Daun Kalingidi inilah yang membuat entil yang baru didinginkan usai digodok sekilas memiliki rasa mint.
Rupa daun Kalingidi juga mirip dengan daun Kunyit yang agak tebal. Namun tanamannya tidak masuk ke dalam keluarga temu-temuan karena tidak memiliki umbi.
Untuk keperluan upacara, entil akan disajikan dengan beberapa lauk seperi urutan (jeroan babi) yang diasap atau didendeng, tum daun ketela pohon, serta tum pakis.
Namun oleh Ni Nyoman Srinasih, pemilik warung Dedy di Desa Sanda, entil kini diolah dan disajikan agar bisa dikonsumsi kapan saja.
"Awalnya (Entil) hanya bisa dinikmati enam bulan sekali. Saat upacara Ngulihang. Empat hari setelah Galungan. Kemudian saya berinisiatif kenapa tidak disajikan sewaktu-waktu dan tidak harus menunggu Galungan dulu," kata Srinasih.
Agar bisa dikonsumsi siapa saja, Srinasih juga mengganti beberapa lauknya dengan daging ayam yang diasap, kemudian direbus, dan selanjutnya disuir. Air rebusan daging ayam itu lantas dipakai sebagai kaldu yang dicampur santan dan Bumbu Gede.
Bumbu yang beberapa di antaranya berbahan jahe, lengkuas, dan kunyit itu lumrah dipakai dalam masakan Bali.
Pelengkap lainnya berupa sayur urap yang terdiri dari pakis dan tauge, keripik talas, serundeng, dan kacang kedelai yang digoreng.
"Ayamnya saya panggang dulu agar ada rasa asap. Sebagai pengganti urutan asap," jelasnya.
Ia mengaku daun Kalingidi tidak bisa lepas dari proses pembuatan entil. Karena daun itulah yang membuat entil berbeda dengan lontong.
"Itu yang bikin beda. Ada rasa-rasa mint. Saya pernah pakai daun pisang. Daun bambu juga pernah. Janur pernah. Tapi rasanya beda," ungkapnya.
Daun itu, sambung Srinasih, banyak dijumpai di tegalan atau lereng Gunung Batukaru.
Semula, daun Kalingidi termasuk tanaman liar dan hanya dicari menjelang Galungan untuk dipakai sebagai pembungkus entil.
Sebagai pembungkus, daun Kalingidi bisa membuat entil tahan selama dua hingga tiga hari. Tidak cepat basi. Asalkan tidak terkena panas.

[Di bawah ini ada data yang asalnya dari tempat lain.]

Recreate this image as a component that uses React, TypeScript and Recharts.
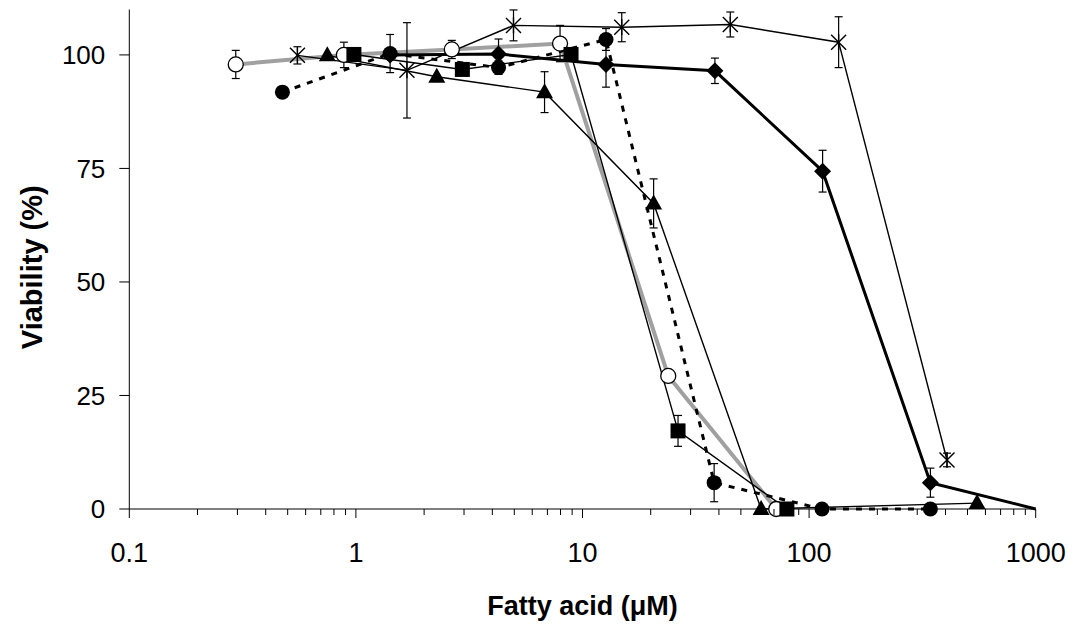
import { LineChart, Line, XAxis, YAxis, ErrorBar } from 'recharts';

// concentrations (µM), viability (%) and error (±) for each fatty acid
const openCircleX = [0.295, 0.885, 2.65, 7.96, 23.9, 71.6];
const openCircleY = [97.9, 100, 101.2, 102.5, 29.3, 0];
const openCircleErr = [3.1, 2.8, 2, 4, 1, 0];

const starX = [0.552, 1.68, 4.96, 14.9, 44.9, 135, 406];
const starY = [99.9, 96.6, 106.5, 106.1, 106.7, 102.8, 10.8];
const starErr = [1.9, 10.5, 3.4, 3.2, 2.75, 5.6, 1.5];

const triangleX = [0.748, 2.275, 6.8, 20.6, 61.4, 551];
const triangleY = [99.9, 95.2, 91.8, 67.3, 0, 1.3];
const triangleErr = [0, 0, 4.5, 5.4, 0, 0];

const squareX = [0.98, 2.95, 8.9, 26.4, 79.8];
const squareY = [100.1, 96.8, 100.1, 17.2, 0];
const squareErr = [0, 0, 0, 3.4, 0];

const circleX = [0.474, 1.416, 4.26, 12.7, 38.1, 114, 343];
const circleY = [91.8, 100.3, 97.2, 103.4, 5.8, 0, 0];
const circleErr = [0, 4.2, 1.5, 2.4, 4.2, 0, 0];

const diamondX = [1.416, 4.26, 12.7, 38.4, 114.7, 343, 1000];
const diamondY = [100, 100.2, 97.9, 96.5, 74.4, 5.8, 0];
const diamondErr = [0, 3.3, 5, 2.8, 4.6, 3.2, 0];

const majorTicks = [0.1, 1, 10, 100, 1000];
const yTicks = [0, 25, 50, 75, 100];

const allTicks: number[] = [];
majorTicks.forEach((t, i) => {
  allTicks.push(t);
  if (i < majorTicks.length - 1) {
    for (let m = 2; m <= 9; m++) allTicks.push(+(t * m).toPrecision(3));
  }
});

const rows = (xs: number[], ys: number[], es: number[]) =>
  xs.map((x, i) => ({ x, y: ys[i], err: es[i] }));

const FONT = '"Liberation Sans", Arial, sans-serif';

const isMajor = (v: number) => majorTicks.some((t) => Math.abs(t - v) < 1e-9);

const XTick = (props: any) => {
  const { x, y, payload } = props;
  const major = isMajor(payload.value);
  return (
    <g>
      <line x1={x} y1={y} x2={x} y2={y + (major ? 9 : 6)} stroke="#000" strokeWidth={1} />
      {major && (
        <text x={x} y={y + 53} textAnchor="middle" fontSize={27} fontFamily={FONT} fill="#000">
          {String(payload.value)}
        </text>
      )}
    </g>
  );
};

const makeDot = (kind: string) => (props: any) => {
  const { cx, cy, payload, index } = props;
  const key = `${kind}-${index}`;
  if (cx == null || cy == null || payload.x >= 1000) return <g key={key} />;
  switch (kind) {
    case 'openCircle':
      return <circle key={key} cx={cx} cy={cy} r={7.5} fill="#fff" stroke="#000" strokeWidth={1.3} />;
    case 'circle':
      return <circle key={key} cx={cx} cy={cy} r={7.5} fill="#000" />;
    case 'square':
      return <rect key={key} x={cx - 7.5} y={cy - 7.5} width={15} height={15} fill="#000" />;
    case 'triangle':
      return (
        <polygon key={key} points={`${cx},${cy - 9} ${cx + 8.5},${cy + 6} ${cx - 8.5},${cy + 6}`} fill="#000" />
      );
    case 'diamond':
      return (
        <polygon
          key={key}
          points={`${cx},${cy - 8.5} ${cx + 8.5},${cy} ${cx},${cy + 8.5} ${cx - 8.5},${cy}`}
          fill="#000"
        />
      );
    default:
      return (
        <g key={key} stroke="#000" strokeWidth={1.4}>
          <line x1={cx} y1={cy - 8} x2={cx} y2={cy + 8} />
          <line x1={cx - 7.5} y1={cy - 7.5} x2={cx + 7.5} y2={cy + 7.5} />
          <line x1={cx - 7.5} y1={cy + 7.5} x2={cx + 7.5} y2={cy - 7.5} />
        </g>
      );
  }
};

const yTitle = (props: any) => {
  const vb = props.viewBox;
  const cx = vb.x + 24;
  const cy = vb.y + vb.height / 2 + 8;
  return (
    <text
      x={cx}
      y={cy}
      transform={`rotate(-90 ${cx} ${cy})`}
      textAnchor="middle"
      dominantBaseline="central"
      fontSize={29}
      fontWeight="bold"
      fontFamily={FONT}
      fill="#000"
    >
      Viability (%)
    </text>
  );
};

const xTitle = (props: any) => {
  const vb = props.viewBox;
  return (
    <text
      x={vb.x + vb.width / 2}
      y={vb.y + 106}
      textAnchor="middle"
      fontSize={27}
      fontWeight="bold"
      fontFamily={FONT}
      fill="#000"
    >
      Fatty acid (μM)
    </text>
  );
};

const series = [
  { name: 'open', data: rows(openCircleX, openCircleY, openCircleErr), dot: 'openCircle', stroke: '#a0a0a0', width: 4, dash: undefined },
  { name: 'star', data: rows(starX, starY, starErr), dot: 'star', stroke: '#000', width: 1.4, dash: undefined },
  { name: 'tri', data: rows(triangleX, triangleY, triangleErr), dot: 'triangle', stroke: '#000', width: 1.4, dash: undefined },
  { name: 'sq', data: rows(squareX, squareY, squareErr), dot: 'square', stroke: '#000', width: 1.4, dash: undefined },
  { name: 'dia', data: rows(diamondX, diamondY, diamondErr), dot: 'diamond', stroke: '#000', width: 3, dash: undefined },
  { name: 'circ', data: rows(circleX, circleY, circleErr), dot: 'circle', stroke: '#000', width: 3, dash: '6 7' },
];

export default function App() {
  return (
    <LineChart width={1062} height={613} margin={{ top: 1.5, right: 34.3, bottom: 0, left: 0 }}>
      <XAxis
        type="number"
        dataKey="x"
        scale="log"
        domain={[0.1, 1000]}
        ticks={allTicks}
        interval={0}
        tickSize={0}
        tickMargin={0}
        tickLine={false}
        tick={<XTick />}
        axisLine={{ stroke: '#000', strokeWidth: 1 }}
        height={112}
        label={xTitle}
      />
      <YAxis
        type="number"
        domain={[0, 110]}
        ticks={yTicks}
        interval={0}
        width={121.3}
        tickSize={10}
        tickMargin={14}
        axisLine={{ stroke: '#000', strokeWidth: 1 }}
        tickLine={{ stroke: '#000', strokeWidth: 1 }}
        tick={{ fill: '#000', fontSize: 26, fontFamily: FONT }}
        label={yTitle}
      />
      {series.map((s) => (
        <Line
          key={s.name}
          data={s.data}
          dataKey="y"
          type="linear"
          stroke={s.stroke}
          strokeWidth={s.width}
          strokeDasharray={s.dash}
          dot={makeDot(s.dot)}
          activeDot={false}
          isAnimationActive={false}
        />
      ))}
      {/* error bars drawn last so they show through the open circles */}
      {series.map((s) => (
        <Line
          key={`${s.name}-err`}
          data={s.data}
          dataKey="y"
          type="linear"
          stroke="none"
          dot={false}
          activeDot={false}
          isAnimationActive={false}
        >
          <ErrorBar dataKey="err" direction="y" width={4} stroke="#000" strokeWidth={1.2} />
        </Line>
      ))}
    </LineChart>
  );
}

"Sekarang daun Kalingidi dipelihara oleh beberapa warga. Yang beli saya sendiri. Seratus lembar Rp 20 ribu. Dulu saat Galungan dicari. Setelah Galungan, dibersihkan karena tanaman liar," bebernya.
Ia juga menuturkan, proses pembuatan entil seperti membuat lontong. Sehari-harinya, Srinasih akan membuat entil sampai 130 biji yang digodok selama lima jam dengan menggunakan cubluk atau panci besar.
Sembari merebus, ia akan membuat lauk pelengkapnya serta kuahnya yang berbahan dasar bumbu gede, kaldu hasil rebusan daging ayam, dan santan. "Seperti bikin opor biasa," ujarnya.
Di warung yang dikelola Srinasih, entil menjadi menu utamanya. Warung itu dibuka sejak 2019 lalu. Itupun setelah entil dipopulerkan dalam beberapa event lokal maupun nasional.
Lokasi warungnya juga mudah dijumpai karena ada di pinggir jalur utama Pupuan yang menghubungkan Tabanan-Singaraja.
Bila datang dari arah Tabanan dan masuk wilayah Sanda, Warung Dedy ada di sisi kanan jalan. Sebaliknya, bila datang dari arah Singaraja, letaknya ada di sisi kiri jalan.
Satu porsi entil yang disajikan di warung ini terdiri dari dua entil dan lauknya yang terdiri dari ayam suir, sayur urap, keripik talas, kacang kedelai yang digoreng. Seporsi entil dijual seharga Rp 12 ribu. (*)
(nor/nor)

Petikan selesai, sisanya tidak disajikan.